Monday, June 11, 2012

Music Like No Other

Sunday morning I went to a Catholic Mass with my sister and her friend.  We walked through a simple village of dirt streets, broken wooden fences, piles of garbage littering the street, and homes built from concrete and tin to reach the church sitting in what may have been the center of the town. Distinguished from the other buildings, the church gate opened to a courtyard of small pebbles and ornamental plants.  People were picking up rows of white lawn chairs, set up as an addition to the many pews already within to accommodate a larger crowd from the early Mass.  Clean concrete steps lead the way to four sets of grand wooden doors, opening to a voluminous interior with vaulted ceilings, crisp white walls accented with wooden trim and red, yellow, and white banners, wooden pews adorned with flowers and bows, and a magnificent crucifix of wood and metal hanging beneath a large symbol of the Holy Trinity: a triangle and circle simply painted and alone in its grandeur.  I sat in wonder of this wondrous building surrounded by simple homes: evidence of the importance placed on religion, and the influence of those who have more and investment of their resources into this building. Later I learned that this was one of just four Catholic churches in the Arusha area.

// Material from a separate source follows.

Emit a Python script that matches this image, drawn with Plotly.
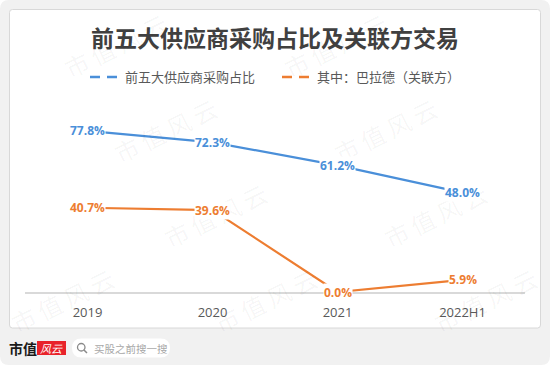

After an hour the church was filled with children, women and a few men, all sitting shoulder to shoulder and chatting in low voices until the procession began.  A church bell deeply rang its steady beat, followed with hand bells that joined in with high-pitched chimes. A keyboard crescendo-ed in with a quick, alto beat, signaling the voices to enter in harmony.  Children chanted a light, airy tune, swaying and clapping in beat as they entered the church and the choir joined with mature soprano and base with women adding to the sound with soprano voices calling in unison.  The music filled the church and the congregation swayed and clapped in rhythm. All of Mass was said in Swahili so I was not moved so much by the words as I was by the music that filled my soul with joy.